» Task
Without the pictures, can you quote each line below exactly?

» Dataset section
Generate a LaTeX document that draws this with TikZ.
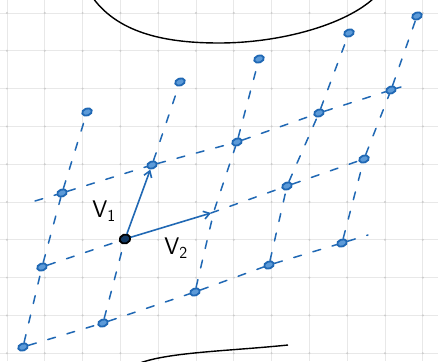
\documentclass[tikz,border=0pt]{standalone}
\usetikzlibrary{arrows.meta,shapes.geometric}
\definecolor{pen}{HTML}{2068B4}
\definecolor{penlight}{HTML}{5C9AD8}
\begin{document}
\begin{tikzpicture}[x=1pt,y=-1pt,
  gridline/.style={draw=black!9,line width=0.9pt},
  latt/.style={draw=pen,line width=1.5pt,dash pattern=on 8pt off 12pt,line cap=round},
  vecline/.style={draw=pen,line width=1.6pt,line cap=round,-{Straight Barb[length=6pt,width=8pt]}},
  ldot/.style={ellipse,draw=pen,fill=penlight,line width=1.8pt,minimum width=10pt,minimum height=7pt,inner sep=0pt,rotate=20},
  odot/.style={ellipse,draw=black,fill=black!45!pen,line width=1.8pt,minimum width=11pt,minimum height=9pt,inner sep=0pt,rotate=20},
  vlab/.style={font=\sffamily\fontsize{24}{26}\selectfont,text=black,inner sep=0pt},
  curve/.style={draw=black,line width=1.4pt}
]
\useasboundingbox (0,0) rectangle (438,361);
\fill[white] (0,0) rectangle (438,361);
% graph paper
\foreach \i in {0,...,11} \draw[gridline] ({7+37.8*\i},0) -- ({7+37.8*\i},361);
\foreach \j in {0,...,9} \draw[gridline] (0,{13+37.8*\j}) -- (438,{13+37.8*\j});
\foreach \i in {0,...,11} \foreach \j in {0,...,9} \fill[black!20] ({7+37.8*\i},{13+37.8*\j}) circle (1.1pt);
% black curves
\draw[curve] (93,-2) .. controls (120,35) and (170,43) .. (219,43) .. controls (280,43) and (345,25) .. (374,-2);
\draw[curve] (140,363) .. controls (170,352) and (230,351) .. (288,345);
% lattice points
\node[ldot] (m0) at (23,347) {};
\node[ldot] (m1) at (103,323) {};
\node[ldot] (m2) at (195,292) {};
\node[ldot] (m3) at (269,265) {};
\node[ldot] (m4) at (342,243) {};
\node[ldot] (z0) at (42,267) {};
\node[odot] (O)  at (125,239) {};
\coordinate (z2) at (214,211);
\coordinate (v2t) at (211,213);
\node[ldot] (z3) at (287,186) {};
\node[ldot] (z4) at (364,159) {};
\node[ldot] (a0) at (62,193) {};
\node[ldot] (a1) at (152,165) {};
\node[ldot] (a2) at (237,142) {};
\node[ldot] (a3) at (319,113) {};
\node[ldot] (a4) at (391,90) {};
\node[ldot] (b0) at (87,112) {};
\node[ldot] (b1) at (180,82) {};
\node[ldot] (b2) at (259,59) {};
\node[ldot] (b3) at (349,33) {};
\node[ldot] (b4) at (417,16) {};
\coordinate (me) at (368,235);
\coordinate (as) at (35,201);
\coordinate (ae) at (401,87);
% rows
\draw[latt] (m0) -- (m1) -- (m2) -- (m3) -- (m4) -- (me);
\draw[latt] (z0) -- (O);
\draw[latt] (v2t) -- (z3) -- (z4);
\draw[latt] (as) -- (a0) -- (a1) -- (a2) -- (a3) -- (a4) -- (ae);
% columns
\draw[latt] (m0) -- (z0) -- (a0) -- (b0);
\draw[latt] (m1) -- (O);
\draw[latt] (a1) -- (b1);
\draw[latt] (m2) -- (z2) -- (a2) -- (b2);
\draw[latt] (m3) -- (z3) -- (a3) -- (b3);
\draw[latt] (m4) -- (z4) -- (a4) -- (b4);
% basis vectors
\draw[vecline] (O) -- (a1);
\draw[vecline] (O) -- (v2t);
% labels
\node[vlab] (l1) at (104,211) {V\textsubscript{1}};
\node[vlab] (l2) at (176,248) {V\textsubscript{2}};
\end{tikzpicture}
\end{document}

» Solved problem
Generate a LaTeX document that draws this with TikZ.
\documentclass[tikz,border=0pt]{standalone}
\usetikzlibrary{arrows.meta,shapes.geometric}
\definecolor{pen}{HTML}{2068B4}
\definecolor{penlight}{HTML}{5C9AD8}
\begin{document}
\begin{tikzpicture}[x=1pt,y=-1pt,
  gridline/.style={draw=black!9,line width=0.9pt},
  latt/.style={draw=pen,line width=1.5pt,dash pattern=on 8pt off 12pt,line cap=round},
  vecline/.style={draw=pen,line width=1.6pt,line cap=round,-{Straight Barb[length=6pt,width=8pt]}},
  ldot/.style={ellipse,draw=pen,fill=penlight,line width=1.8pt,minimum width=10pt,minimum height=7pt,inner sep=0pt,rotate=20},
  odot/.style={ellipse,draw=black,fill=black!45!pen,line width=1.8pt,minimum width=11pt,minimum height=9pt,inner sep=0pt,rotate=20},
  vlab/.style={font=\sffamily\fontsize{24}{26}\selectfont,text=black,inner sep=0pt},
  curve/.style={draw=black,line width=1.4pt}
]
\useasboundingbox (0,0) rectangle (438,361);
\fill[white] (0,0) rectangle (438,361);
% graph paper
\foreach \i in {0,...,11} \draw[gridline] ({7+37.8*\i},0) -- ({7+37.8*\i},361);
\foreach \j in {0,...,9} \draw[gridline] (0,{13+37.8*\j}) -- (438,{13+37.8*\j});
\foreach \i in {0,...,11} \foreach \j in {0,...,9} \fill[black!20] ({7+37.8*\i},{13+37.8*\j}) circle (1.1pt);
% black curves
\draw[curve] (93,-2) .. controls (120,35) and (170,43) .. (219,43) .. controls (280,43) and (345,25) .. (374,-2);
\draw[curve] (140,363) .. controls (170,352) and (230,351) .. (288,345);
% lattice points
\node[ldot] (m0) at (23,347) {};
\node[ldot] (m1) at (103,323) {};
\node[ldot] (m2) at (195,292) {};
\node[ldot] (m3) at (269,265) {};
\node[ldot] (m4) at (342,243) {};
\node[ldot] (z0) at (42,267) {};
\node[odot] (O)  at (125,239) {};
\coordinate (z2) at (214,211);
\coordinate (v2t) at (211,213);
\node[ldot] (z3) at (287,186) {};
\node[ldot] (z4) at (364,159) {};
\node[ldot] (a0) at (62,193) {};
\node[ldot] (a1) at (152,165) {};
\node[ldot] (a2) at (237,142) {};
\node[ldot] (a3) at (319,113) {};
\node[ldot] (a4) at (391,90) {};
\node[ldot] (b0) at (87,112) {};
\node[ldot] (b1) at (180,82) {};
\node[ldot] (b2) at (259,59) {};
\node[ldot] (b3) at (349,33) {};
\node[ldot] (b4) at (417,16) {};
\coordinate (me) at (368,235);
\coordinate (as) at (35,201);
\coordinate (ae) at (401,87);
% rows
\draw[latt] (m0) -- (m1) -- (m2) -- (m3) -- (m4) -- (me);
\draw[latt] (z0) -- (O);
\draw[latt] (v2t) -- (z3) -- (z4);
\draw[latt] (as) -- (a0) -- (a1) -- (a2) -- (a3) -- (a4) -- (ae);
% columns
\draw[latt] (m0) -- (z0) -- (a0) -- (b0);
\draw[latt] (m1) -- (O);
\draw[latt] (a1) -- (b1);
\draw[latt] (m2) -- (z2) -- (a2) -- (b2);
\draw[latt] (m3) -- (z3) -- (a3) -- (b3);
\draw[latt] (m4) -- (z4) -- (a4) -- (b4);
% basis vectors
\draw[vecline] (O) -- (a1);
\draw[vecline] (O) -- (v2t);
% labels
\node[vlab] (l1) at (104,211) {V\textsubscript{1}};
\node[vlab] (l2) at (176,248) {V\textsubscript{2}};
\end{tikzpicture}
\end{document}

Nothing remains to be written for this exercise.